• **Exercise objective**: How many lines in the records below contain the word "matplotlib"? Give only the number.

• **Source code of charts**:
--

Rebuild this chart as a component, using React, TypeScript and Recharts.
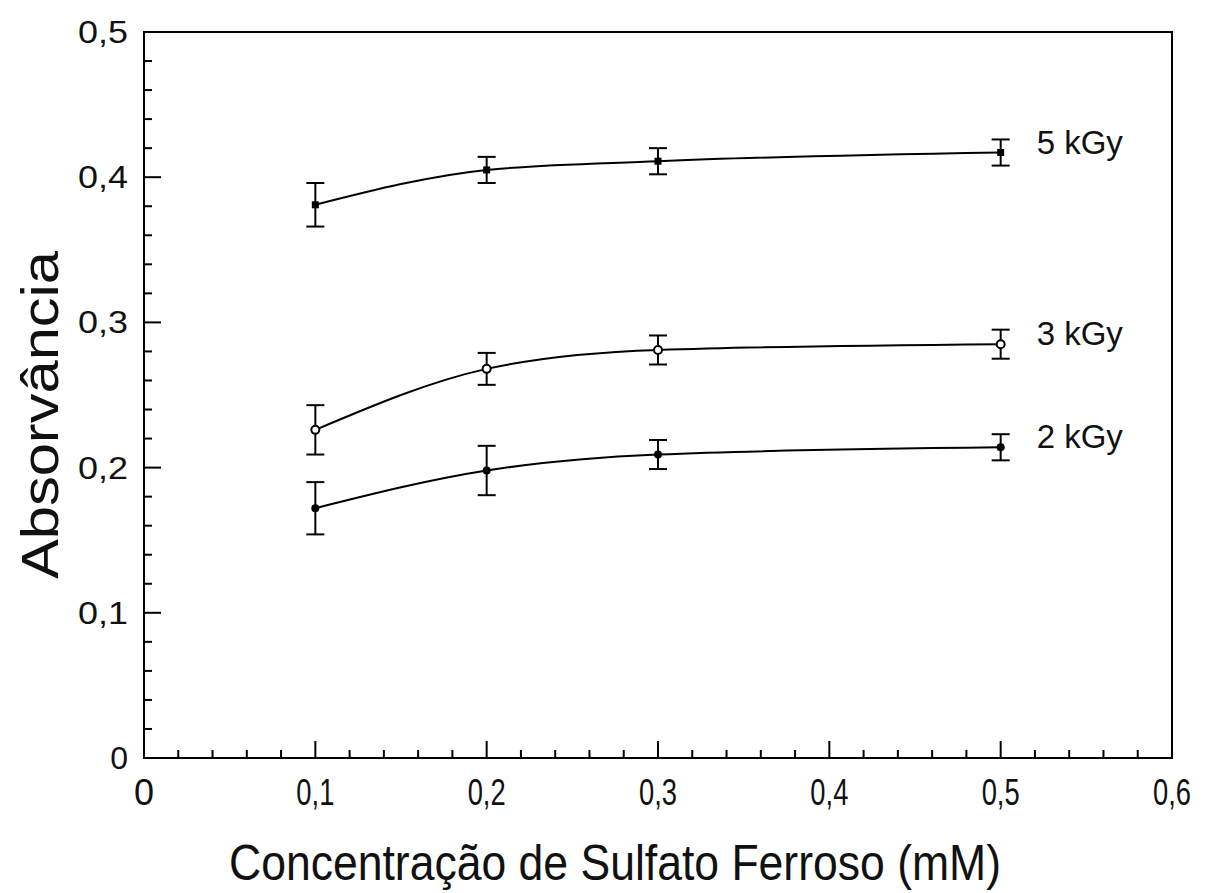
import React from 'react';
import { LineChart, Line, XAxis, YAxis, ErrorBar, ReferenceArea, LabelList, Label } from 'recharts';

const concentrations = [0.1, 0.2, 0.3, 0.5];
const abs5 = [0.381, 0.405, 0.411, 0.417];
const err5 = [0.015, 0.009, 0.009, 0.009];
const abs3 = [0.226, 0.268, 0.281, 0.285];
const err3 = [0.017, 0.011, 0.010, 0.010];
const abs2 = [0.172, 0.198, 0.209, 0.214];
const err2 = [0.018, 0.017, 0.010, 0.009];
const seriesNames = ['5 kGy', '3 kGy', '2 kGy'];

const xTicks = [0, 0.02, 0.04, 0.06, 0.08, 0.1, 0.12, 0.14, 0.16, 0.18, 0.2, 0.22, 0.24, 0.26, 0.28, 0.3,
  0.32, 0.34, 0.36, 0.38, 0.4, 0.42, 0.44, 0.46, 0.48, 0.5, 0.52, 0.54, 0.56, 0.58, 0.6];
const yTicks = [0, 0.02, 0.04, 0.06, 0.08, 0.1, 0.12, 0.14, 0.16, 0.18, 0.2, 0.22, 0.24, 0.26, 0.28, 0.3,
  0.32, 0.34, 0.36, 0.38, 0.4, 0.42, 0.44, 0.46, 0.48, 0.5];

const xTitle = 'Concentração de Sulfato Ferroso (mM)';
const yTitle = 'Absorvância';

const FONT = '"Liberation Sans", Arial, Helvetica, sans-serif';

const buildRows = (ys: number[], es: number[]) =>
  concentrations.map((x, i) => ({ x, y: ys[i], err: es[i] }));

const data5 = buildRows(abs5, err5);
const data3 = buildRows(abs3, err3);
const data2 = buildRows(abs2, err2);

const isMajor = (v: number) => Math.abs(v * 10 - Math.round(v * 10)) < 1e-6;
const fmt = (v: number) => (v === 0 ? '0' : v.toFixed(1).replace('.', ','));

const XTick = (props: any) => {
  const { x, y, payload } = props;
  const v = payload.value as number;
  const major = isMajor(v);
  return (
    <g>
      <line x1={x} x2={x} y1={y} y2={y - (major ? 17 : 8)} stroke="#000" strokeWidth={2} />
      {major && (
        <text x={x} y={y + 47} textAnchor="middle" fontSize={36} fontFamily={FONT} fill="#111"
          {...(v !== 0 ? { textLength: 38, lengthAdjust: 'spacingAndGlyphs' } : {})}>
          {fmt(v)}
        </text>
      )}
    </g>
  );
};

const YTick = (props: any) => {
  const { x, y, payload } = props;
  const v = payload.value as number;
  const major = isMajor(v);
  return (
    <g>
      <line x1={x} x2={x + (major ? 17 : 8)} y1={y} y2={y} stroke="#000" strokeWidth={2} />
      {major && (
        <text x={x - 16} y={y + 11} textAnchor="end" fontSize={32} fontFamily={FONT} fill="#111"
          {...(v !== 0 ? { textLength: 50, lengthAdjust: 'spacingAndGlyphs' } : {})}>
          {fmt(v)}
        </text>
      )}
    </g>
  );
};

const squareDot = (p: any) => (
  <rect key={`s-${p.index}`} x={p.cx - 3.5} y={p.cy - 3.5} width={7} height={7} fill="#000" />
);
const openDot = (p: any) => (
  <circle key={`o-${p.index}`} cx={p.cx} cy={p.cy} r={4} fill="#fff" stroke="#000" strokeWidth={2} />
);
const filledDot = (p: any) => (
  <circle key={`f-${p.index}`} cx={p.cx} cy={p.cy} r={4} fill="#000" />
);

const endLabel = (name: string, last: number) => (p: any) => {
  if (p.index !== last) return null;
  return (
    <text key={`l-${name}`} x={p.x + 36} y={p.y + 1} fontSize={33} fontFamily={FONT} fill="#111">
      {name}
    </text>
  );
};

const XTitle = (props: any) => {
  const vb = props.viewBox;
  return (
    <text x={vb.x + vb.width / 2 - 43} y={vb.y + 122} textAnchor="middle" fontSize={50}
      fontFamily={FONT} fill="#111" textLength={772} lengthAdjust="spacingAndGlyphs">
      {xTitle}
    </text>
  );
};

const YTitle = (props: any) => {
  const vb = props.viewBox;
  const cx = 50;
  const cy = vb.y + vb.height / 2 + 20;
  return (
    <text x={cx} y={cy} transform={`rotate(-90 ${cx} ${cy})`} textAnchor="middle" fontSize={52}
      fontFamily={FONT} fill="#111" textLength={328} lengthAdjust="spacingAndGlyphs">
      {yTitle}
    </text>
  );
};

export default function App() {
  return (
    <div style={{ width: 1195, height: 885, background: '#fff' }}>
      <LineChart width={1195} height={885} margin={{ top: 24, right: 31, left: 0, bottom: 0 }}>
        <XAxis
          type="number"
          dataKey="x"
          domain={[0, 0.6]}
          ticks={xTicks}
          interval={0}
          tickSize={0}
          tickMargin={0}
          tickLine={false}
          tick={<XTick />}
          axisLine={{ stroke: '#000', strokeWidth: 2 }}
          height={135}
          allowDataOverflow
        >
          <Label content={<XTitle />} />
        </XAxis>
        <YAxis
          type="number"
          domain={[0, 0.5]}
          ticks={yTicks}
          interval={0}
          tickSize={0}
          tickMargin={0}
          tickLine={false}
          tick={<YTick />}
          axisLine={{ stroke: '#000', strokeWidth: 2 }}
          width={136}
          allowDataOverflow
        >
          <Label content={<YTitle />} />
        </YAxis>
        <ReferenceArea x1={0} x2={0.6} y1={0} y2={0.5} fill="none" stroke="#000" strokeWidth={2} />
        <Line data={data5} dataKey="y" type="monotone" stroke="#000" strokeWidth={2}
          dot={squareDot} activeDot={false} isAnimationActive={false}>
          <ErrorBar dataKey="err" direction="y" width={9} stroke="#000" strokeWidth={2} />
          <LabelList dataKey="y" content={endLabel(seriesNames[0], concentrations.length - 1)} />
        </Line>
        <Line data={data3} dataKey="y" type="monotone" stroke="#000" strokeWidth={2}
          dot={openDot} activeDot={false} isAnimationActive={false}>
          <ErrorBar dataKey="err" direction="y" width={9} stroke="#000" strokeWidth={2} />
          <LabelList dataKey="y" content={endLabel(seriesNames[1], concentrations.length - 1)} />
        </Line>
        <Line data={data2} dataKey="y" type="monotone" stroke="#000" strokeWidth={2}
          dot={filledDot} activeDot={false} isAnimationActive={false}>
          <ErrorBar dataKey="err" direction="y" width={9} stroke="#000" strokeWidth={2} />
          <LabelList dataKey="y" content={endLabel(seriesNames[2], concentrations.length - 1)} />
        </Line>
      </LineChart>
    </div>
  );
}
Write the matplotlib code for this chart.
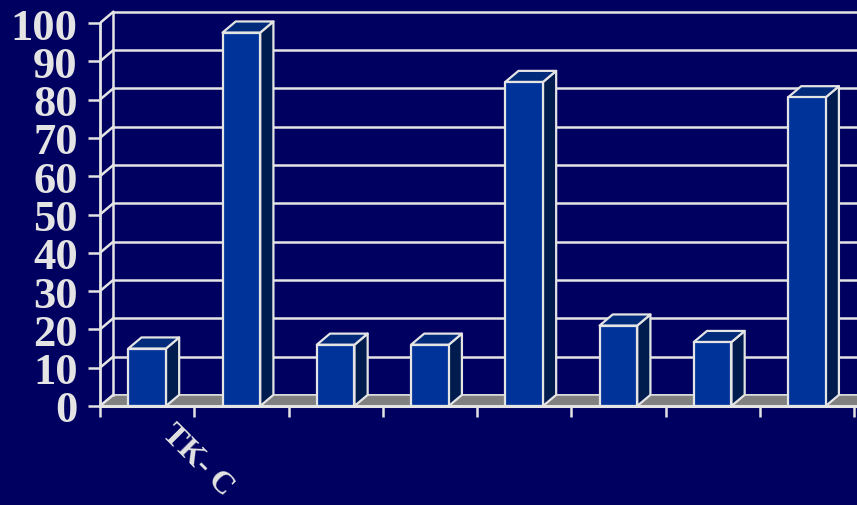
import matplotlib.pyplot as plt
from matplotlib.patches import Polygon, Rectangle
from matplotlib.transforms import ScaledTranslation

# Data
categories = ["TK- C", "", "", "", "", "", "", ""]
values = [15, 97.5, 16, 16, 84.6, 21, 16.7, 80.6]
y_ticks = list(range(0, 101, 10))

# Colours
bg = "#000060"
line_c = "#E4E4E4"
front_c = "#003399"
side_c = "#001C4E"
top_c = "#002A7A"
floor_c = "#808080"

# 3D look: depth offset in data units
dx = 0.14
dy = 2.9
bar_w = 0.40

fig = plt.figure(figsize=(8.57, 5.06), dpi=100, facecolor=bg)
ax = fig.add_axes([100 / 857, 99 / 506, 757 / 857, 407 / 506])
ax.set_facecolor(bg)
ax.set_xlim(0, 757 / 94.25)
ax.set_ylim(0, 407 / 3.83)

right = 10

# floor
floor = Polygon([(0, 0), (dx, dy), (right, dy), (right, 0)], closed=True,
                facecolor=floor_c, edgecolor=line_c, lw=1.2, zorder=1)
ax.add_patch(floor)

# back wall gridlines and left wall diagonals
for v in y_ticks:
    if v > 0:
        ax.plot([dx, right], [v + dy, v + dy], color=line_c, lw=1.8, zorder=1)
    ax.plot([0, dx], [v, v + dy], color=line_c, lw=1.8, zorder=1)
ax.plot([dx, dx], [dy, 100 + dy], color=line_c, lw=1.8, zorder=1)

# bars
for i, v in enumerate(values):
    x0 = i + 0.5 - bar_w / 2
    x1 = x0 + bar_w
    ax.add_patch(Polygon([(x1, 0), (x1 + dx, dy), (x1 + dx, v + dy), (x1, v)],
                         closed=True, facecolor=side_c, edgecolor=line_c,
                         lw=1.6, joinstyle="round", zorder=3))
    ax.add_patch(Polygon([(x0, v), (x0 + dx, v + dy), (x1 + dx, v + dy), (x1, v)],
                         closed=True, facecolor=top_c, edgecolor=line_c,
                         lw=1.6, joinstyle="round", zorder=3))
    ax.add_patch(Rectangle((x0, 0), bar_w, v, facecolor=front_c,
                           edgecolor=line_c, lw=1.6, joinstyle="round", zorder=4))

# axes
for s in ["top", "right"]:
    ax.spines[s].set_visible(False)
ax.spines["left"].set_bounds(0, 100)
ax.spines["left"].set_color(line_c)
ax.spines["left"].set_linewidth(2)
ax.spines["bottom"].set_color(line_c)
ax.spines["bottom"].set_linewidth(2.2)
ax.spines["bottom"].set_zorder(5)

ax.set_yticks(y_ticks)
ax.set_yticklabels([str(t) for t in y_ticks], fontfamily="Liberation Serif",
                   fontweight="bold", fontsize=32, color=line_c)
ax.tick_params(axis="y", direction="out", length=9, width=1.8, color=line_c, pad=7)

ax.set_xticks(range(0, 9))
ax.set_xticklabels([])
ax.tick_params(axis="x", which="major", direction="out", length=8, width=1.8, color=line_c)
ax.set_xticks([i + 0.5 for i in range(len(categories))], minor=True)
ax.set_xticklabels(categories, minor=True, fontfamily="Liberation Serif",
                   fontweight="bold", fontsize=23, color=line_c, rotation=-45,
                   ha="left", va="top", rotation_mode="anchor")
ax.tick_params(axis="x", which="minor", length=0, pad=9)
shift = ScaledTranslation(0.29, 0, fig.dpi_scale_trans)
for lbl in ax.get_xticklabels(minor=True):
    lbl.set_transform(lbl.get_transform() + shift)

fig.savefig("out.png", dpi=100, facecolor=bg)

--

• **Exercise result**: 4